The man who stood at the helm of the Duke University Medical Center for fifteen years has been recognized for his role in leading the charge for prospective medicine.

Ralph Snyderman, chancellor emeritus of health affairs, received the Leadership in Personalized Medicine Award from the Personalized Medicine Coalition Nov. 29 at their annual conference held at Harvard Business School.

"I am most proud that Duke is being recognized nationally as the leading academic institution that is putting forward the prospect of preventive health care," Snyderman said.

Personalized medicine, a component of preventive health care, utilizes a patient's genetic information to determine which diseases that person may be at risk for and provides physicians with a useful tool for making targeted treatment options based on genetic profiles.

It is part of a paradigm shift from current models, which broadly speaking, focus on preventing disease rather than treating disease after it develops. Furthering this new model was one of Snyderman's primary focuses when he served as chancellor from 1989 to 2004.

"[Current health care] is such a waste of money, a waste of people's good health, a waste of some of the best time and parts of people's lives," he said. "We should be able to do things a heck of a lot better than we're doing now."

Under Snyderman's tenure, emphasis was placed on bringing people together from a variety of fields including medicine, policy analysis and business, with the ambition of changing the way health care is practiced in the country.

"[Prospective medicine] was really initially identified at Duke, and Duke was the one who held up this banner of a prospective change in health care," Snyderman said.

He added that he is pleased that Duke's emphasis on genomic medicine and prospective health care has caught on among undergraduate students. They are the ones who will see changes in health care come to fruition, he said.

Snyderman said he is especially proud of the initiative taken by undergraduates to form the Duke Prospective Health Care Club.

Joel Burrill, a junior and the club's president, said Snyderman played an important role in getting the group off the ground.

"The ability to talk to Snyderman has let us, as an undergraduate organization, flourish," Burrill said. "He's brilliant, one of the nicest guys you could meet."

Snyderman said he was impressed by the efforts the club has made to educate the public and fellow students on preventive medicine.

"If students understand the importance of prospective health, it's about time the politicians did," he added.

Duke Prospective Health Care, which offers individualized health care to Duke employees and their families who use Duke Select or Duke Basic health care plans, represents part of Snyderman's grand vision for the future of health care.

He said current reimbursement systems punish rather than encourage people to participate in prevention programs that, for example, help people quit smoking.

Many of Snyderman's colleagues praised him for his role in elevating Duke's reputation in preventive medicine.

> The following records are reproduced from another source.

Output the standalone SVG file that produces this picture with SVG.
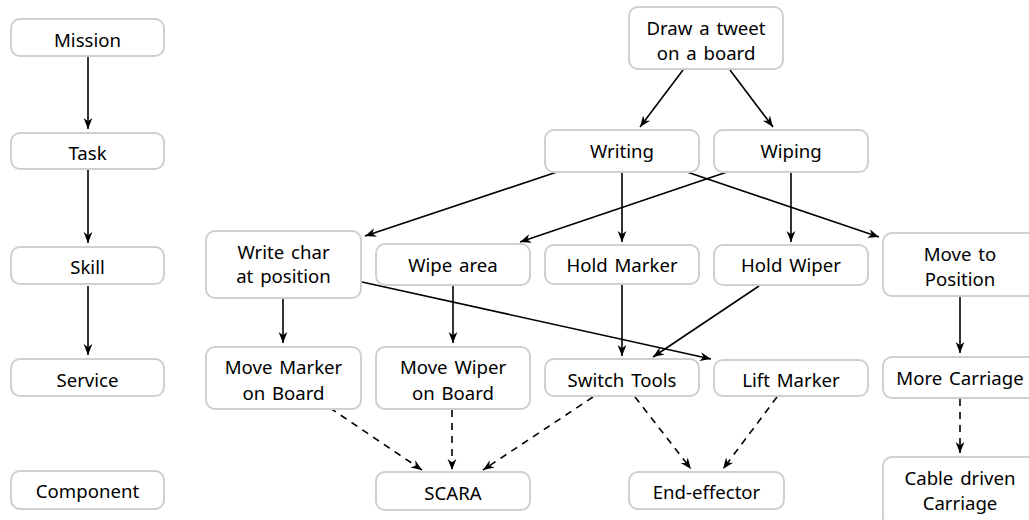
<svg xmlns="http://www.w3.org/2000/svg" width="1029" height="520" viewBox="0 0 1029 520">
<defs>
<marker id="ah" viewBox="0 0 10 10" refX="10" refY="5" markerWidth="11" markerHeight="11" markerUnits="userSpaceOnUse" orient="auto">
<path d="M0,1 L10,5 L0,9 L3,5 z" fill="#000"/>
</marker>
</defs>
<style>
.box{fill:#fff;stroke:#cfcfcf;stroke-width:2}
text{font-family:"Noto Sans","Open Sans","DejaVu Sans",sans-serif;font-size:18.6px;word-spacing:2px;fill:#000;text-anchor:middle}
.e{fill:none;stroke:#000;stroke-width:1.6;marker-end:url(#ah)}
.d{stroke-dasharray:7,6}
</style>
<rect width="1029" height="520" fill="#fff"/>
<g id="connectors">
<line class="e" x1="88" y1="57" x2="88" y2="129"/>
<line class="e" x1="88" y1="170" x2="88" y2="243"/>
<line class="e" x1="88" y1="286" x2="88" y2="355"/>
<line class="e" x1="683" y1="70" x2="640" y2="127"/>
<line class="e" x1="730" y1="70" x2="773" y2="127"/>
<line class="e" x1="557" y1="172" x2="365" y2="236"/>
<line class="e" x1="727" y1="172" x2="520" y2="242"/>
<line class="e" x1="622" y1="172" x2="622" y2="242"/>
<line class="e" x1="687" y1="172" x2="879" y2="237"/>
<line class="e" x1="791" y1="172" x2="791" y2="242"/>
<line class="e" x1="283" y1="298" x2="283" y2="343"/>
<line class="e" x1="453" y1="286" x2="453" y2="343"/>
<line class="e" x1="622" y1="284" x2="622" y2="356"/>
<line class="e" x1="759" y1="286" x2="653" y2="357"/>
<line class="e" x1="362" y1="282" x2="711" y2="359"/>
<line class="e" x1="960" y1="297" x2="960" y2="353"/>
<line class="e d" x1="330" y1="408" x2="422" y2="470"/>
<line class="e d" x1="452" y1="410" x2="452" y2="470"/>
<line class="e d" x1="593" y1="397" x2="483" y2="470"/>
<line class="e d" x1="635" y1="397" x2="691" y2="469"/>
<line class="e d" x1="777" y1="397" x2="723" y2="469"/>
<line class="e d" x1="960" y1="399" x2="960" y2="453"/>
</g>
<g id="mission"><rect class="box" x="11" y="19" width="153" height="37" rx="9"/><text x="87.5" y="47">Mission</text></g>
<g id="task"><rect class="box" x="11" y="133" width="153" height="36" rx="9"/><text x="87.5" y="160">Task</text></g>
<g id="skill"><rect class="box" x="11" y="247" width="153" height="37" rx="9"/><text x="87.5" y="274">Skill</text></g>
<g id="service"><rect class="box" x="11" y="359" width="153" height="37" rx="9"/><text x="87.5" y="387">Service</text></g>
<g id="component"><rect class="box" x="11" y="471" width="153" height="38" rx="9"/><text x="87.5" y="498">Component</text></g>
<g id="draw-tweet"><rect class="box" x="629" y="7" width="154" height="62" rx="9"/><text x="706" y="35">Draw a tweet</text><text x="706" y="60">on a board</text></g>
<g id="writing"><rect class="box" x="545" y="130" width="154" height="42" rx="9"/><text x="622" y="158">Writing</text></g>
<g id="wiping"><rect class="box" x="714" y="130" width="154" height="42" rx="9"/><text x="791" y="158">Wiping</text></g>
<g id="write-char"><rect class="box" x="206" y="231" width="155" height="67" rx="9"/><text x="283.5" y="259">Write char</text><text x="283.5" y="283">at position</text></g>
<g id="wipe-area"><rect class="box" x="376" y="244" width="154" height="41" rx="9"/><text x="453" y="272">Wipe area</text></g>
<g id="hold-marker"><rect class="box" x="545" y="245" width="154" height="39" rx="9"/><text x="622" y="272">Hold Marker</text></g>
<g id="hold-wiper"><rect class="box" x="714" y="245" width="154" height="40" rx="9"/><text x="791" y="272">Hold Wiper</text></g>
<g id="move-to-position"><rect class="box" x="883" y="233" width="154" height="63" rx="9"/><text x="960" y="261">Move to</text><text x="960" y="286">Position</text></g>
<g id="move-marker"><rect class="box" x="206" y="347" width="155" height="62" rx="9"/><text x="283.5" y="374">Move Marker</text><text x="283.5" y="400">on Board</text></g>
<g id="move-wiper"><rect class="box" x="376" y="347" width="154" height="62" rx="9"/><text x="453" y="374">Move Wiper</text><text x="453" y="400">on Board</text></g>
<g id="switch-tools"><rect class="box" x="545" y="359" width="154" height="37" rx="9"/><text x="622" y="387">Switch Tools</text></g>
<g id="lift-marker"><rect class="box" x="714" y="360" width="154" height="36" rx="9"/><text x="791" y="387">Lift Marker</text></g>
<g id="more-carriage"><rect class="box" x="883" y="357" width="154" height="41" rx="9"/><text x="960" y="385">More Carriage</text></g>
<g id="scara"><rect class="box" x="376" y="472" width="154" height="38" rx="9"/><text x="453" y="500">SCARA</text></g>
<g id="end-effector"><rect class="box" x="629" y="472" width="155" height="37" rx="9"/><text x="706.5" y="499">End-effector</text></g>
<g id="cable-carriage"><rect class="box" x="883" y="457" width="154" height="70" rx="9"/><text x="960" y="485">Cable driven</text><text x="960" y="510">Carriage</text></g>
</svg>
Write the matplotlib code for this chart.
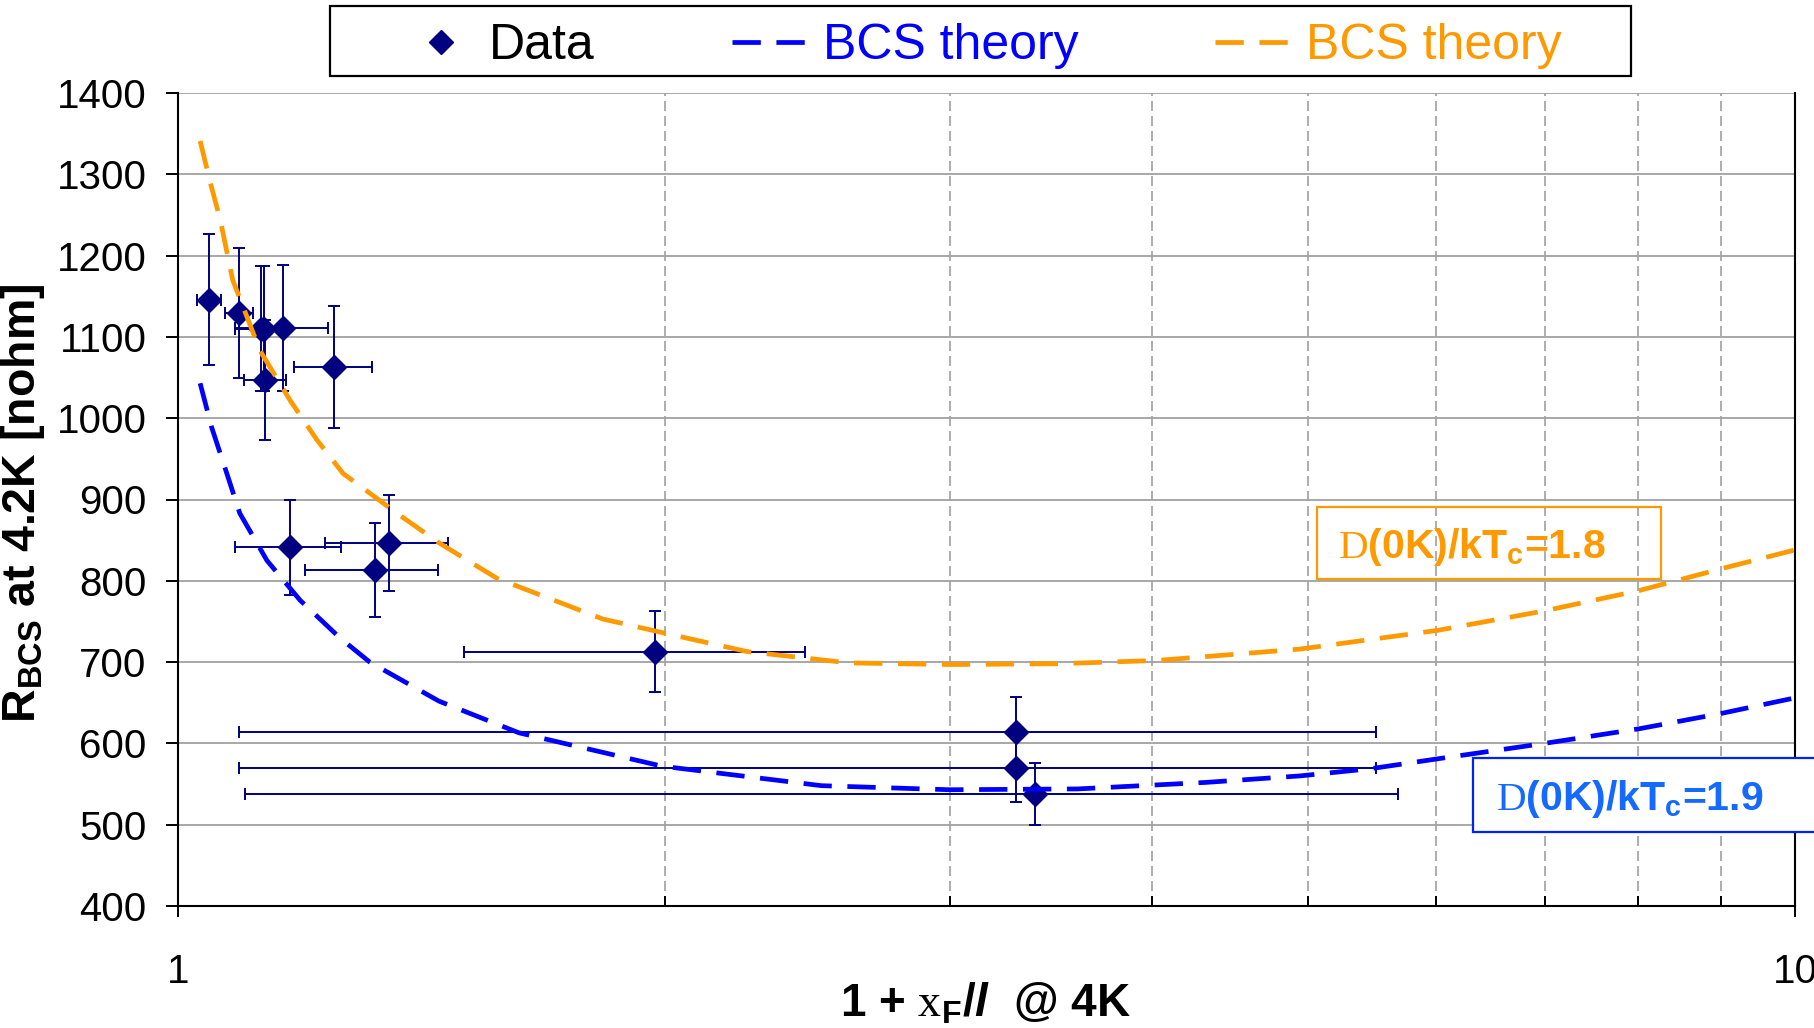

"Some other universities have genome centers now, and a few have centers for personalized medicine, but early scientific discoveries need to be translated into meaningful clinical results," said Dr. Geoff Ginsburg, director of the Institute for Genome Sciences and Policy's Center for Genomic Medicine. "No one is doing that translation except for Duke. And it's because of the foundation Ralph laid that we can build, expand and explore further dimensions of prospective health."